Last week, in the blog for my class on the sacrament of marriage, I addressed how pornography has malformed the imagination of most Catholics, making it difficult for the gift of love intrinsic to the spousal relationship to take place. I also suggested that the Catholic sacramental theology of marriage, linked to narrative and practices, offers a renewal of the imagination for the pornographic age.
Yet, what is the pornographic imagination? And why is it such a problem?
I want to suggest that the pornographic imagination is not simply reducible to the media of pornography itself. Instead, it is the constant temptation to reduce the human being (my “beloved”) to an object of my personal experience. To turn them into an object simply existing for my personal delight.
Although Jean-Luc Marion, the French Catholic philosopher, does not talk about pornography per se, his account of love in Prolegomena to Charity is helpful for defining this imagination.
Love, for Marion, should be about the other. But that’s difficult. When I love someone, I have a deeply conscious, lived experience of the act of being in love. I see the other before me. I am attracted by the other. And for this reason, it becomes nearly impossible for me to determine whether I’m in love with that person as she exists or if I’m simply in love with the lived experience of that person. Marion asks the question: is all love really pornographic, about my own personal experience of such love?

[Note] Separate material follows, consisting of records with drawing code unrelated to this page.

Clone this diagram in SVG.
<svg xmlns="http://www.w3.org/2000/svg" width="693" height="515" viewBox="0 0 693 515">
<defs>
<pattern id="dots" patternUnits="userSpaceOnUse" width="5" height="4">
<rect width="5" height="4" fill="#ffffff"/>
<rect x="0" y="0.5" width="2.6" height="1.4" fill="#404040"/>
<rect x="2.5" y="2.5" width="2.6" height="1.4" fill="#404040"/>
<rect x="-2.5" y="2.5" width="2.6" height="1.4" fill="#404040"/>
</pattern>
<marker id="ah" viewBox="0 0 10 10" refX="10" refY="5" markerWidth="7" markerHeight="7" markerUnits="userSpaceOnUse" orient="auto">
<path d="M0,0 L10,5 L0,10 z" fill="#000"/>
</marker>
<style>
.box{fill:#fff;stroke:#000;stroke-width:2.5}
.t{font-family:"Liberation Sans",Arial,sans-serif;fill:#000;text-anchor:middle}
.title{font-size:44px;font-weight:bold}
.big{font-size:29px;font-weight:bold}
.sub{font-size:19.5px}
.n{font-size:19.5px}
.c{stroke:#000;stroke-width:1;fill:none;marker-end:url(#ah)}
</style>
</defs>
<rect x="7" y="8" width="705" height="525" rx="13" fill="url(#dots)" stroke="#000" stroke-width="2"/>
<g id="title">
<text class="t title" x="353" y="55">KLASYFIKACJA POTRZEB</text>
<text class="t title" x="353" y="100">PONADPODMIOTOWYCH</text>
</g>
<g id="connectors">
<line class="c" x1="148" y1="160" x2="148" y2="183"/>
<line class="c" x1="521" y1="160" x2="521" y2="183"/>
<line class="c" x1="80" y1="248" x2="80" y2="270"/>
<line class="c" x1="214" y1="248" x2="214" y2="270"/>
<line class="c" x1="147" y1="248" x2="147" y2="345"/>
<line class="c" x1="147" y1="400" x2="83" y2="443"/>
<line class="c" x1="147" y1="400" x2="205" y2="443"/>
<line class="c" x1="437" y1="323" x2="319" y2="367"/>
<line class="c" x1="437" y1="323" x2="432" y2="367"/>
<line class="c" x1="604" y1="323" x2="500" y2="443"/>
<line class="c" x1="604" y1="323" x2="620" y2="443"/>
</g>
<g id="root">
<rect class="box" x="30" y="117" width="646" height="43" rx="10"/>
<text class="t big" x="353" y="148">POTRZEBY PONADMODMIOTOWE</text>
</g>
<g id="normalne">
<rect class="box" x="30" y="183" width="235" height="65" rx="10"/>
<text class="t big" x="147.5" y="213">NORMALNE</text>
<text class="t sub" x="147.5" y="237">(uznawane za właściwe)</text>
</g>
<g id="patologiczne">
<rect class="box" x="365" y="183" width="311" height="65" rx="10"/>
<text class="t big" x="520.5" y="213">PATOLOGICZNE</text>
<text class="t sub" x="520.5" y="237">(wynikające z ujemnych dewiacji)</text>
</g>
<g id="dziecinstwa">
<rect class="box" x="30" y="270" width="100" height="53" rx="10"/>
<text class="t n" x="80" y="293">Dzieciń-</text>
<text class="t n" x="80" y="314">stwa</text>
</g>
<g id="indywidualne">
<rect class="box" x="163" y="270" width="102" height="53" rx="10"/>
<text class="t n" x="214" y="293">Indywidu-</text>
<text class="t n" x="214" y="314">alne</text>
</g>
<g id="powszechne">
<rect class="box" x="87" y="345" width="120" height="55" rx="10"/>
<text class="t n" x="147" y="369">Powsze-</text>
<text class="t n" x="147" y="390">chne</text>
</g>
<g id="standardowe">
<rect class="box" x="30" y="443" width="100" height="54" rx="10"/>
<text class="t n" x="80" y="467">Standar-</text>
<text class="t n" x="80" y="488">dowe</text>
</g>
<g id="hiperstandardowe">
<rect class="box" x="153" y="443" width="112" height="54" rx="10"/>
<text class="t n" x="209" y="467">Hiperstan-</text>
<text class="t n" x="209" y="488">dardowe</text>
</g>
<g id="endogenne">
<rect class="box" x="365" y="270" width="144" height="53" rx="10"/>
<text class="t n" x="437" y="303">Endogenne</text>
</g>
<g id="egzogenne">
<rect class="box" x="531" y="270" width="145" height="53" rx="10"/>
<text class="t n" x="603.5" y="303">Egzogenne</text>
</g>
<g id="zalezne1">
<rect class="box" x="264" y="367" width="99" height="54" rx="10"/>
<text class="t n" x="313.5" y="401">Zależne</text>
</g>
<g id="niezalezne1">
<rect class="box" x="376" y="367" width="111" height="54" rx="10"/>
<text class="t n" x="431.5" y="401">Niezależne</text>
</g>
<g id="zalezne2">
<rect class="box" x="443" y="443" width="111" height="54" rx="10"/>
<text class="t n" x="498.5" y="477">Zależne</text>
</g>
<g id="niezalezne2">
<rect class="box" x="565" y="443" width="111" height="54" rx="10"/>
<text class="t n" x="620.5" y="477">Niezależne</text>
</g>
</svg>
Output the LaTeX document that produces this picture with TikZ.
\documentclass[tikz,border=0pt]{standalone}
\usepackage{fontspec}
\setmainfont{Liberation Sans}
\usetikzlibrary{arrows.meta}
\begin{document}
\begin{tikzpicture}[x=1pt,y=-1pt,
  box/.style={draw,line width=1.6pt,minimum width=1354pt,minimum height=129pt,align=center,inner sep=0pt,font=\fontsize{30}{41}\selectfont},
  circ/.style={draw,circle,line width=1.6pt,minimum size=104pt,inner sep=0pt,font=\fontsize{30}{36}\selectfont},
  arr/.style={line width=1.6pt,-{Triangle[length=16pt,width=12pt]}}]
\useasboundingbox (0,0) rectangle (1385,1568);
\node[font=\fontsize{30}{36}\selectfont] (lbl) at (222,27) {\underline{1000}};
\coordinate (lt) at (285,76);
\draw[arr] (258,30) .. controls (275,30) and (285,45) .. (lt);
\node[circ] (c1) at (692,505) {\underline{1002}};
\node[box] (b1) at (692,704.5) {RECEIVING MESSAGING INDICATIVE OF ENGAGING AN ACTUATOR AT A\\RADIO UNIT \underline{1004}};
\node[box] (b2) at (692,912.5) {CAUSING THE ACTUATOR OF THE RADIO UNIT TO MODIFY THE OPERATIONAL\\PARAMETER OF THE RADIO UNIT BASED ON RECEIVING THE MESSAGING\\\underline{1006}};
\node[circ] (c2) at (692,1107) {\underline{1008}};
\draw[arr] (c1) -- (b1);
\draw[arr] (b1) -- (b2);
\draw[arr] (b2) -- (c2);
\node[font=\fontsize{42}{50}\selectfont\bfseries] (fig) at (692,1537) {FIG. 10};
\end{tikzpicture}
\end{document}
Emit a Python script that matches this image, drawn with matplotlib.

For Marion, the answer to this question takes place as we consider the role of the eyes in the loving encounter. Think about every romantic comedy that one has seen (Marion, it should be said, does not talk often about romantic comedy). The key moment of the comedy is when the couple-to-be looks into each other’s eyes. What are they looking at? Why is this moment of the gaze so important to such films?
In some ways, the person is looking at nothing! To stare at someone’s eyes is simply to see a black pupil staring back. It’s not like looking at someone’s body where you can see their clothes, where you can smell their perfume or cologne, where you can see the beauty of the flesh.
Looking at someone’s eyes is not like any of these experiences. But importantly, these eyes become for me an encounter with someone’s very person. The gaze of the person looks back at me, making it nearly impossible for me to treat this person simply as flesh for my personal enjoyment. In some ways, what I look at when gazing at another’s eyes is not visible to me.
But, of course, this act of gazing is an experience. This experience is not simply another person’s eyes that gaze upon me (this is called creepiness). In love, I offer the return gaze of love in return. I give my person to another through looking. I share in this communion of the eyes.
In this communion of the eyes, this person becomes “a person” whom I’m obligated to, vowed to, through the act of this “gaze.” And the person becomes obligated to me. Marion writes:
To love would thus be defined as seeing the definitively invisible aim of my gaze nonetheless exposed by the aim of another invisible gaze; the two gazes, invisible forever, expose themselves each to the other in the crossing of their reciprocal aims. Loving no longer consists trivially in seeing or in being seen, nor in desiring or inciting desire, but in experiencing the crossing of the gazes within . . . the crossing of aims. (“The Intentionality of Love,” 87)
This gaze transforms me into a person. And in this sense, love is not about a fully conscious experience. It is instead an encounter with the other, who names me for what I am: a person in need of love. The person is not an object for my delight. Rather, “true love” is not something I even see. It is invisible because it is the tension that exists between these gazes. This tension commits me to this person, requiring me to offer a return gift of self based upon their gaze. We share a communion of need with one another.
Marion’s analysis of love shows us ultimately what’s wrong with dating at a university like Notre Dame. The primary place where underclassmen experience “dating” is at the dorm party (which at my college is not officially sanctioned but is part of campus culture). At this party, the gaze is rendered impossible. Lights are too low for anyone to see another person. Music is too loud for anyone to hear the voice of the beloved. Dancing is about grinding upon the body of another, rather than a face-to-face encounter. Alcohol eliminates the functioning of one’s senses, making it impossible to see the face of the other. The dorm party blinds us from seeing anything but the flesh to be consumed. It renders love impossible. It is formative of what I’m calling the pornographic imagination.
In this sense, one way that Catholic colleges and universities (such as my own) might foster relationships that lead to love is to eliminate the dorm party as it currently exists. Loud music, darkness, massive number of human beings, cheap beer. Get rid of it.
Instead, if undergraduates want to have parties, they should have to be small. They should not disturb their neighbor. They should foster conversation. They should lead to face-to-face encounters instead of rubbing one’s bodies against each other. They should have decent alcohol, expensive enough that it encourages conversation rather than binge drinking. In this way, authentic love becomes possible rather than simply an encounter of two bodies, looking to satiate their own desires. New practices renew the imagination.
Who ever thought that Jean-Luc Marion could help us shape residence life policy?